Q3. How can businesses tell if a local eCommerce developer is the right fit?

A. Three signals identify fit: portfolio depth on the specific platform under consideration, live case studies showing measurable outcomes from prior builds and a defined post-launch support model with explicit response times. Strong fit also shows up in how the provider answers technical questions during evaluation. Specific architectural reasoning indicates depth. Surface-level answers indicate generic execution.

Q4. What questions should businesses ask an eCommerce development partner before signing?

A. Three questions reveal the operating model: how the provider structures the discovery phase, what acceptance criteria they commit to for performance and quality and what post-launch support actually includes.
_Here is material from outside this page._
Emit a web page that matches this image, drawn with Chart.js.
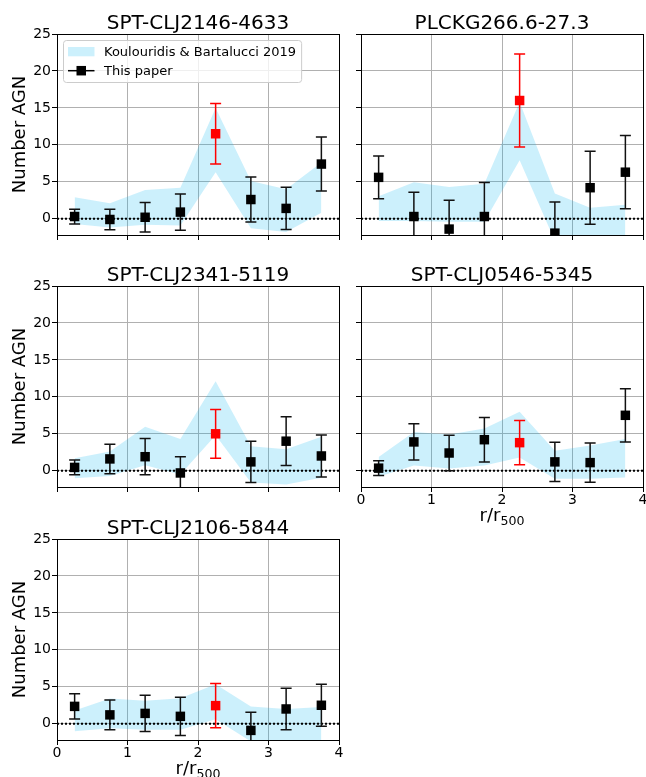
<!DOCTYPE html>
<html><head><meta charset="utf-8">
<script src="https://cdn.jsdelivr.net/npm/chart.js@4.4.1/dist/chart.umd.min.js"></script>
<style>
html,body{margin:0;padding:0;background:#fff;overflow:hidden;width:646px;height:777px;position:relative;}
canvas{position:absolute;}
</style></head><body>
<canvas id="c1"></canvas><canvas id="c2"></canvas><canvas id="c3"></canvas><canvas id="c4"></canvas><canvas id="c5"></canvas>
<script>
// ---------- data ----------
const radii = [0.25, 0.75, 1.25, 1.75, 2.25, 2.75, 3.25, 3.75];
const xTicks = [0, 1, 2, 3, 4];
const yTicks = [0, 5, 10, 15, 20, 25];
const zeroLineX = [0, 4];
const zeroLineY = [0, 0];
const titles = ['SPT-CLJ2146-4633', 'PLCKG266.6-27.3', 'SPT-CLJ2341-5119', 'SPT-CLJ0546-5345', 'SPT-CLJ2106-5844'];
const bandLabel = 'Koulouridis & Bartalucci 2019';
const pointLabel = 'This paper';

const c2146Counts = [0.3, -0.1, 0.2, 0.9, 11.5, 2.6, 1.4, 7.4];
const c2146Errors = [1.0, 1.4, 2.0, 2.45, 4.1, 3.05, 2.85, 3.65];
const c2146BandHigh = [2.9, 2.1, 3.9, 4.2, 15.0, 5.1, 4.0, 7.6];
const c2146BandLow = [-0.7, -1.2, -0.8, -0.9, 6.3, -1.3, -1.8, 0.8];

const g266Counts = [5.6, 0.3, -1.4, 0.3, 16.0, -1.95, 4.2, 6.3];
const g266Errors = [2.9, 3.3, 3.9, 4.6, 6.3, 4.2, 4.95, 4.95];
const g266BandHigh = [3.05, 4.95, 4.3, 4.75, 15.8, 3.4, 1.5, 1.9];
const g266BandLow = [-0.3, -0.3, -0.4, -0.4, 7.9, -3.0, -3.0, -3.0];

const c2341Counts = [0.45, 1.6, 1.9, -0.3, 5.0, 1.2, 4.0, 2.0];
const c2341Errors = [1.0, 2.0, 2.45, 2.2, 3.3, 2.8, 3.3, 2.85];
const c2341BandHigh = [1.7, 2.6, 5.95, 4.3, 12.1, 3.3, 2.9, 4.6];
const c2341BandLow = [-1.0, -0.7, 0.75, -0.5, 4.8, -1.6, -1.85, -0.95];

const c0546Counts = [0.35, 3.9, 2.4, 4.2, 3.8, 1.2, 1.1, 7.5];
const c0546Errors = [1.0, 2.45, 2.4, 3.0, 3.0, 2.65, 2.65, 3.6];
const c0546BandHigh = [1.85, 5.25, 4.9, 5.7, 8.0, 2.7, 3.4, 4.3];
const c0546BandLow = [-0.8, 0.7, 0.3, 0.7, 1.8, -1.1, -1.1, -0.9];

const c2106Counts = [2.35, 1.2, 1.4, 1.0, 2.45, -0.9, 2.0, 2.5];
const c2106Errors = [1.7, 2.0, 2.45, 2.6, 3.0, 2.45, 2.8, 2.85];
const c2106BandHigh = [1.8, 3.4, 3.1, 3.45, 5.35, 2.35, 2.0, 2.25];
const c2106BandLow = [-1.0, -0.6, -0.8, -0.8, 0.6, -2.4, -2.5, -2.5];

const highlightIndex = 4;

// ---------- styles / layout ----------
const FONT = '"DejaVu Sans", "Liberation Sans", sans-serif';
const BAND = 'rgba(0,180,240,0.2)';
const RED = '#ff0000';
const BLACK = '#000000';
const GRID = '#b0b0b0';
const Y_MIN = -2.2, Y_MAX = 25;

const cols = [{left: 0, width: 346, yW: 57, L: 57, R: 339}, {left: 346, width: 300, yW: 15, L: 361, R: 643}];
const rows = [{top: 0, T: 34, B: 235}, {top: 250, T: 286, B: 487}, {top: 505, T: 539, B: 740}];

const panels = [
  {id: 'c1', title: titles[0], counts: c2146Counts, errors: c2146Errors, hi: c2146BandHigh, lo: c2146BandLow, col: 0, row: 0, xLab: false, legend: true},
  {id: 'c2', title: titles[1], counts: g266Counts, errors: g266Errors, hi: g266BandHigh, lo: g266BandLow, col: 1, row: 0, xLab: false, legend: false},
  {id: 'c3', title: titles[2], counts: c2341Counts, errors: c2341Errors, hi: c2341BandHigh, lo: c2341BandLow, col: 0, row: 1, xLab: false, legend: false},
  {id: 'c4', title: titles[3], counts: c0546Counts, errors: c0546Errors, hi: c0546BandHigh, lo: c0546BandLow, col: 1, row: 1, xLab: true, legend: false, height: 290},
  {id: 'c5', title: titles[4], counts: c2106Counts, errors: c2106Errors, hi: c2106BandHigh, lo: c2106BandLow, col: 0, row: 2, xLab: true, legend: false, height: 272}
];

function al(v) { return Math.round(v - 0.5) + 0.5; }
function rrect(ctx, x, y, w, h, r) {
  ctx.beginPath();
  ctx.moveTo(x + r, y); ctx.lineTo(x + w - r, y); ctx.arcTo(x + w, y, x + w, y + r, r);
  ctx.lineTo(x + w, y + h - r); ctx.arcTo(x + w, y + h, x + w - r, y + h, r);
  ctx.lineTo(x + r, y + h); ctx.arcTo(x, y + h, x, y + h - r, r);
  ctx.lineTo(x, y + r); ctx.arcTo(x, y, x + r, y, r); ctx.closePath();
}

const decor = {
  id: 'decor',
  beforeDatasetDraw(chart, args, opts) {
    const ds = chart.data.datasets[args.index];
    if (!ds.errors) return;
    const xs = chart.scales.x, ys = chart.scales.y, a = chart.chartArea, ctx = chart.ctx;
    ctx.save();
    ctx.beginPath(); ctx.rect(a.left, a.top, a.right - a.left, a.bottom - a.top); ctx.clip();
    ctx.lineWidth = 1.5;
    const cap = 5.5;
    ds.data.forEach((p, i) => {
      const e = ds.errors[i];
      const px = xs.getPixelForValue(p.x);
      const yt = ys.getPixelForValue(p.y + e), yb = ys.getPixelForValue(p.y - e);
      ctx.strokeStyle = i === highlightIndex ? RED : '#111';
      ctx.beginPath();
      ctx.moveTo(px, yt); ctx.lineTo(px, yb);
      ctx.moveTo(px - cap, yt); ctx.lineTo(px + cap, yt);
      ctx.moveTo(px - cap, yb); ctx.lineTo(px + cap, yb);
      ctx.stroke();
    });
    ctx.restore();
  },
  afterDraw(chart, args, opts) {
    const ctx = chart.ctx, a = chart.chartArea;
    ctx.save();
    // frame (all four spines)
    ctx.strokeStyle = BLACK; ctx.lineWidth = 1;
    const l = al(a.left), r = al(a.right), t = al(a.top), b = al(a.bottom);
    ctx.strokeRect(l, t, r - l, b - t);
    // panel title
    ctx.fillStyle = BLACK;
    ctx.font = '20px ' + FONT; ctx.textAlign = 'center'; ctx.textBaseline = 'alphabetic';
    ctx.fillText(opts.title, (a.left + a.right) / 2, a.top - 5);
    // x axis title r/r500
    if (opts.xTitle) {
      const mainF = '18px ' + FONT, subF = '12.6px ' + FONT;
      ctx.font = mainF; const w1 = ctx.measureText('r/r').width;
      ctx.font = subF; const w2 = ctx.measureText('500').width;
      const x0 = (a.left + a.right) / 2 - (w1 + w2) / 2;
      const yb = a.bottom + 34;
      ctx.textAlign = 'left';
      ctx.font = mainF; ctx.fillText('r/r', x0, yb);
      ctx.font = subF; ctx.fillText('500', x0 + w1, yb + 4);
    }
    // legend
    if (opts.legend) {
      const ds = chart.data.datasets;
      const bandDs = ds.find(d => d.label === bandLabel), ptDs = ds.find(d => d.label === pointLabel);
      ctx.font = '13px ' + FONT;
      const tw = Math.max(ctx.measureText(bandDs.label).width, ctx.measureText(ptDs.label).width);
      const x0 = a.left + 6, y0 = a.top + 6, w = 41 + tw + 5, h = 42;
      rrect(ctx, x0 + 0.5, y0 + 0.5, w, h, 3);
      ctx.fillStyle = 'rgba(255,255,255,0.8)'; ctx.fill();
      ctx.strokeStyle = '#cccccc'; ctx.lineWidth = 1; ctx.stroke();
      ctx.fillStyle = BAND; ctx.fillRect(x0 + 5, y0 + 7, 26.5, 9.3);
      ctx.strokeStyle = BLACK; ctx.lineWidth = 1.5;
      ctx.beginPath(); ctx.moveTo(x0 + 5, y0 + 30.7); ctx.lineTo(x0 + 31.5, y0 + 30.7); ctx.stroke();
      ctx.fillStyle = BLACK; ctx.fillRect(x0 + 18.25 - 4.75, y0 + 30.7 - 4.75, 9.5, 9.5);
      ctx.textAlign = 'left'; ctx.textBaseline = 'alphabetic';
      ctx.fillText(bandDs.label, x0 + 41, y0 + 16);
      ctx.fillText(ptDs.label, x0 + 41, y0 + 34.5);
    }
    ctx.restore();
  }
};

panels.forEach(p => {
  const c = cols[p.col], r = rows[p.row];
  const cv = document.getElementById(p.id);
  const H = p.height || (r.B - r.top + 10);
  cv.width = c.width; cv.height = H;
  cv.style.left = c.left + 'px'; cv.style.top = r.top + 'px';
  cv.style.width = c.width + 'px'; cv.style.height = H + 'px';
  const xH = p.xLab ? 30 : 6;
  const yLab = p.col === 0;
  const pad = {
    left: c.L - c.left - c.yW,
    right: c.left + c.width - c.R,
    top: r.T - r.top,
    bottom: H - (r.B - r.top) - xH
  };
  new Chart(cv, {
    type: 'line',
    data: {
      datasets: [
        {label: pointLabel, data: radii.map((x, i) => ({x, y: p.counts[i]})), errors: p.errors,
         showLine: false, pointStyle: 'rect', pointRadius: 6.7, pointBorderWidth: 0,
         pointBackgroundColor: ctx => ctx.dataIndex === highlightIndex ? RED : BLACK,
         pointBorderColor: ctx => ctx.dataIndex === highlightIndex ? RED : BLACK, order: 0},
        {label: 'zero', data: zeroLineX.map((x, i) => ({x, y: zeroLineY[i]})), borderColor: BLACK,
         borderWidth: 2, borderDash: [2, 2], pointRadius: 0, fill: false, order: 1},
        {label: bandLabel, data: radii.map((x, i) => ({x, y: p.hi[i]})), borderColor: 'rgba(0,0,0,0)', borderWidth: 0,
         backgroundColor: BAND, pointRadius: 0, fill: '+1', tension: 0, order: 3},
        {label: 'band-low', data: radii.map((x, i) => ({x, y: p.lo[i]})), borderColor: 'rgba(0,0,0,0)', borderWidth: 0,
         pointRadius: 0, fill: false, tension: 0, order: 2}
      ]
    },
    options: {
      responsive: false, animation: false, devicePixelRatio: 1,
      layout: {padding: pad, autoPadding: false},
      plugins: {legend: {display: false}, tooltip: {enabled: false},
        decor: {title: p.title, xTitle: p.xLab, legend: p.legend}},
      scales: {
        x: {type: 'linear', min: 0, max: 4,
          afterBuildTicks: s => { s.ticks = xTicks.map(v => ({value: v})); },
          afterFit: s => { s.height = xH; s.paddingLeft = 0; s.paddingRight = 0; },
          ticks: {display: p.xLab, padding: 0, color: BLACK, font: {family: FONT, size: 14}, maxRotation: 0},
          grid: {color: GRID, lineWidth: 1, tickLength: 5, tickColor: BLACK, tickWidth: 1},
          border: {display: false}},
        y: {type: 'linear', min: Y_MIN, max: Y_MAX,
          afterBuildTicks: s => { s.ticks = yTicks.map(v => ({value: v})); },
          afterFit: s => { s.width = c.yW; s.paddingTop = 0; s.paddingBottom = 0; },
          ticks: {display: yLab, padding: 1, color: BLACK, font: {family: FONT, size: 14}},
          grid: {color: GRID, lineWidth: 1, tickLength: 5, tickColor: BLACK, tickWidth: 1},
          border: {display: false},
          title: {display: yLab, text: 'Number AGN', color: BLACK, font: {family: FONT, size: 18}, padding: {top: 10, bottom: 0}}}
      }
    },
    plugins: [decor]
  });
});
</script>
</body></html>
Specific examples from past engagements answer these questions. Capability claims do not.

Q5. Why does local matter when choosing an eCommerce development partner?

A. Local matters for businesses that need in-person workshops during discovery, time zone alignment for daily communication or compliance with regional regulations on data handling. Local matters less for projects where async communication works, the platform is widely supported and the work product can be reviewed remotely. The decision should be made on operating fit, not geographic convenience alone.

Q6. What determines the total cost of an eCommerce website development engagement?

A. Total cost depends on platform choice, integration complexity, design depth and ongoing support requirements. Hosted platforms like Shopify reduce upfront cost but add ongoing platform fees. Custom or open-source builds have higher upfront cost with more flexibility. The relevant question is not the absolute budget but whether the proposal includes the discovery, performance acceptance criteria and post-launch support that determine total cost of ownership over a 3 to 5 year window.